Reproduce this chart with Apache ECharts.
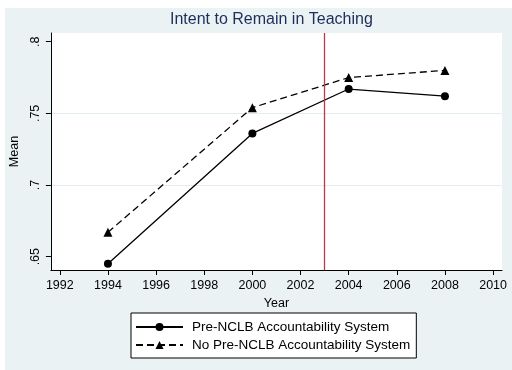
<!DOCTYPE html>
<html>
<head>
<meta charset="utf-8">
<script src="https://cdn.jsdelivr.net/npm/echarts@6/dist/echarts.min.js"></script>
<style>
  html, body { margin: 0; padding: 0; background: #fff; }
  #chart { width: 512px; height: 370px; }
</style>
</head>
<body>
<div id="chart"></div>
<script>
// Survey waves and group means
const years = [1994, 2000, 2004, 2008];
const preNclb = [0.645, 0.736, 0.767, 0.762];
const noPreNclb = [0.667, 0.754, 0.775, 0.780];
const seriesNames = ['Pre-NCLB Accountability System', 'No Pre-NCLB Accountability System'];
const xTicks = [1992, 1994, 1996, 1998, 2000, 2002, 2004, 2006, 2008, 2010];
const yTicks = [0.65, 0.70, 0.75, 0.80];
const nclbYear = 2003;

const FONT = 'Liberation Sans, Arial, Helvetica, sans-serif';
const BG = '#eaf2f3';

const pairs = (xs, ys) => xs.map((x, i) => [x, ys[i]]);
const fmtY = v => String(Math.round(v * 100) / 100).replace(/^0/, '');
const fmtX = v => String(Math.round(v));

const chart = echarts.init(document.getElementById('chart'), null, { renderer: 'canvas' });

chart.setOption({
  backgroundColor: '#ffffff',
  animation: false,
  textStyle: { fontFamily: FONT },
  graphic: [{
    type: 'rect',
    z: -5,
    shape: { x: 5, y: 8, width: 507, height: 362 },
    style: { fill: BG }
  }],
  title: {
    text: 'Intent to Remain in Teaching',
    left: 170,
    top: 12,
    padding: 0,
    textStyle: { fontFamily: FONT, fontSize: 16, fontWeight: 'normal', color: '#1d2d5c' }
  },
  grid: {
    left: 46, top: 33, right: 10, bottom: 100,
    show: true, backgroundColor: '#ffffff', borderWidth: 0,
    containLabel: false
  },
  xAxis: {
    type: 'value',
    min: 1991.63,
    max: 2010.37,
    name: 'Year',
    nameLocation: 'middle',
    nameGap: 23,
    nameTextStyle: { fontFamily: FONT, fontSize: 12.5, color: '#000' },
    axisLine: { show: true, lineStyle: { color: '#000', width: 1 } },
    axisTick: { show: true, length: 5, customValues: xTicks, lineStyle: { color: '#000' } },
    axisLabel: { customValues: xTicks, margin: 9, fontFamily: FONT, fontSize: 12.5, color: '#000', formatter: fmtX },
    splitLine: { show: false }
  },
  yAxis: {
    type: 'value',
    min: 0.6407,
    max: 0.8061,
    splitNumber: 3,
    name: 'Mean',
    nameLocation: 'middle',
    nameGap: 26,
    nameRotate: 90,
    nameTextStyle: { fontFamily: FONT, fontSize: 12.5, color: '#000' },
    axisLine: { show: true, lineStyle: { color: '#000', width: 1 } },
    axisTick: { show: true, length: 5, customValues: yTicks, lineStyle: { color: '#000' } },
    axisLabel: { customValues: yTicks, rotate: 90, margin: 9, fontFamily: FONT, fontSize: 12.5, color: '#000', formatter: fmtY },
    splitLine: { show: true, showMinLine: false, showMaxLine: false, lineStyle: { color: '#e3ecee', width: 1 } }
  },
  legend: {
    orient: 'vertical',
    left: 131,
    top: 313,
    padding: [7, 6, 6, 4],
    itemGap: 4,
    itemWidth: 47,
    itemHeight: 10,
    backgroundColor: '#ffffff',
    borderColor: '#000',
    borderWidth: 1,
    borderRadius: 0,
    textStyle: { fontFamily: FONT, fontSize: 13.5, color: '#000', padding: [0, 0, 0, 4] },
    data: seriesNames
  },
  series: [
    {
      name: seriesNames[0],
      type: 'line',
      data: pairs(years, preNclb),
      symbol: 'circle',
      symbolSize: 8,
      lineStyle: { color: '#000', width: 1.3, type: 'solid' },
      itemStyle: { color: '#000' },
      markLine: {
        silent: true,
        symbol: 'none',
        label: { show: false },
        lineStyle: { color: '#b83a4e', width: 1.3, type: 'solid' },
        data: [{ xAxis: nclbYear }]
      }
    },
    {
      name: seriesNames[1],
      type: 'line',
      data: pairs(years, noPreNclb),
      symbol: 'triangle',
      symbolSize: 9,
      lineStyle: { color: '#000', width: 1.3, type: [7, 4] },
      itemStyle: { color: '#000' }
    }
  ]
});
</script>
</body>
</html>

----------------

> [Written instruction]: Return each line exactly as written. Any picture gets left out.

> [Task answer]:
Reproduce this chart with Apache ECharts.
<!DOCTYPE html>
<html>
<head>
<meta charset="utf-8">
<script src="https://cdn.jsdelivr.net/npm/echarts@6/dist/echarts.min.js"></script>
<style>
  html, body { margin: 0; padding: 0; background: #fff; }
  #chart { width: 512px; height: 370px; }
</style>
</head>
<body>
<div id="chart"></div>
<script>
// Survey waves and group means
const years = [1994, 2000, 2004, 2008];
const preNclb = [0.645, 0.736, 0.767, 0.762];
const noPreNclb = [0.667, 0.754, 0.775, 0.780];
const seriesNames = ['Pre-NCLB Accountability System', 'No Pre-NCLB Accountability System'];
const xTicks = [1992, 1994, 1996, 1998, 2000, 2002, 2004, 2006, 2008, 2010];
const yTicks = [0.65, 0.70, 0.75, 0.80];
const nclbYear = 2003;

const FONT = 'Liberation Sans, Arial, Helvetica, sans-serif';
const BG = '#eaf2f3';

const pairs = (xs, ys) => xs.map((x, i) => [x, ys[i]]);
const fmtY = v => String(Math.round(v * 100) / 100).replace(/^0/, '');
const fmtX = v => String(Math.round(v));

const chart = echarts.init(document.getElementById('chart'), null, { renderer: 'canvas' });

chart.setOption({
  backgroundColor: '#ffffff',
  animation: false,
  textStyle: { fontFamily: FONT },
  graphic: [{
    type: 'rect',
    z: -5,
    shape: { x: 5, y: 8, width: 507, height: 362 },
    style: { fill: BG }
  }],
  title: {
    text: 'Intent to Remain in Teaching',
    left: 170,
    top: 12,
    padding: 0,
    textStyle: { fontFamily: FONT, fontSize: 16, fontWeight: 'normal', color: '#1d2d5c' }
  },
  grid: {
    left: 46, top: 33, right: 10, bottom: 100,
    show: true, backgroundColor: '#ffffff', borderWidth: 0,
    containLabel: false
  },
  xAxis: {
    type: 'value',
    min: 1991.63,
    max: 2010.37,
    name: 'Year',
    nameLocation: 'middle',
    nameGap: 23,
    nameTextStyle: { fontFamily: FONT, fontSize: 12.5, color: '#000' },
    axisLine: { show: true, lineStyle: { color: '#000', width: 1 } },
    axisTick: { show: true, length: 5, customValues: xTicks, lineStyle: { color: '#000' } },
    axisLabel: { customValues: xTicks, margin: 9, fontFamily: FONT, fontSize: 12.5, color: '#000', formatter: fmtX },
    splitLine: { show: false }
  },
  yAxis: {
    type: 'value',
    min: 0.6407,
    max: 0.8061,
    splitNumber: 3,
    name: 'Mean',
    nameLocation: 'middle',
    nameGap: 26,
    nameRotate: 90,
    nameTextStyle: { fontFamily: FONT, fontSize: 12.5, color: '#000' },
    axisLine: { show: true, lineStyle: { color: '#000', width: 1 } },
    axisTick: { show: true, length: 5, customValues: yTicks, lineStyle: { color: '#000' } },
    axisLabel: { customValues: yTicks, rotate: 90, margin: 9, fontFamily: FONT, fontSize: 12.5, color: '#000', formatter: fmtY },
    splitLine: { show: true, showMinLine: false, showMaxLine: false, lineStyle: { color: '#e3ecee', width: 1 } }
  },
  legend: {
    orient: 'vertical',
    left: 131,
    top: 313,
    padding: [7, 6, 6, 4],
    itemGap: 4,
    itemWidth: 47,
    itemHeight: 10,
    backgroundColor: '#ffffff',
    borderColor: '#000',
    borderWidth: 1,
    borderRadius: 0,
    textStyle: { fontFamily: FONT, fontSize: 13.5, color: '#000', padding: [0, 0, 0, 4] },
    data: seriesNames
  },
  series: [
    {
      name: seriesNames[0],
      type: 'line',
      data: pairs(years, preNclb),
      symbol: 'circle',
      symbolSize: 8,
      lineStyle: { color: '#000', width: 1.3, type: 'solid' },
      itemStyle: { color: '#000' },
      markLine: {
        silent: true,
        symbol: 'none',
        label: { show: false },
        lineStyle: { color: '#b83a4e', width: 1.3, type: 'solid' },
        data: [{ xAxis: nclbYear }]
      }
    },
    {
      name: seriesNames[1],
      type: 'line',
      data: pairs(years, noPreNclb),
      symbol: 'triangle',
      symbolSize: 9,
      lineStyle: { color: '#000', width: 1.3, type: [7, 4] },
      itemStyle: { color: '#000' }
    }
  ]
});
</script>
</body>
</html>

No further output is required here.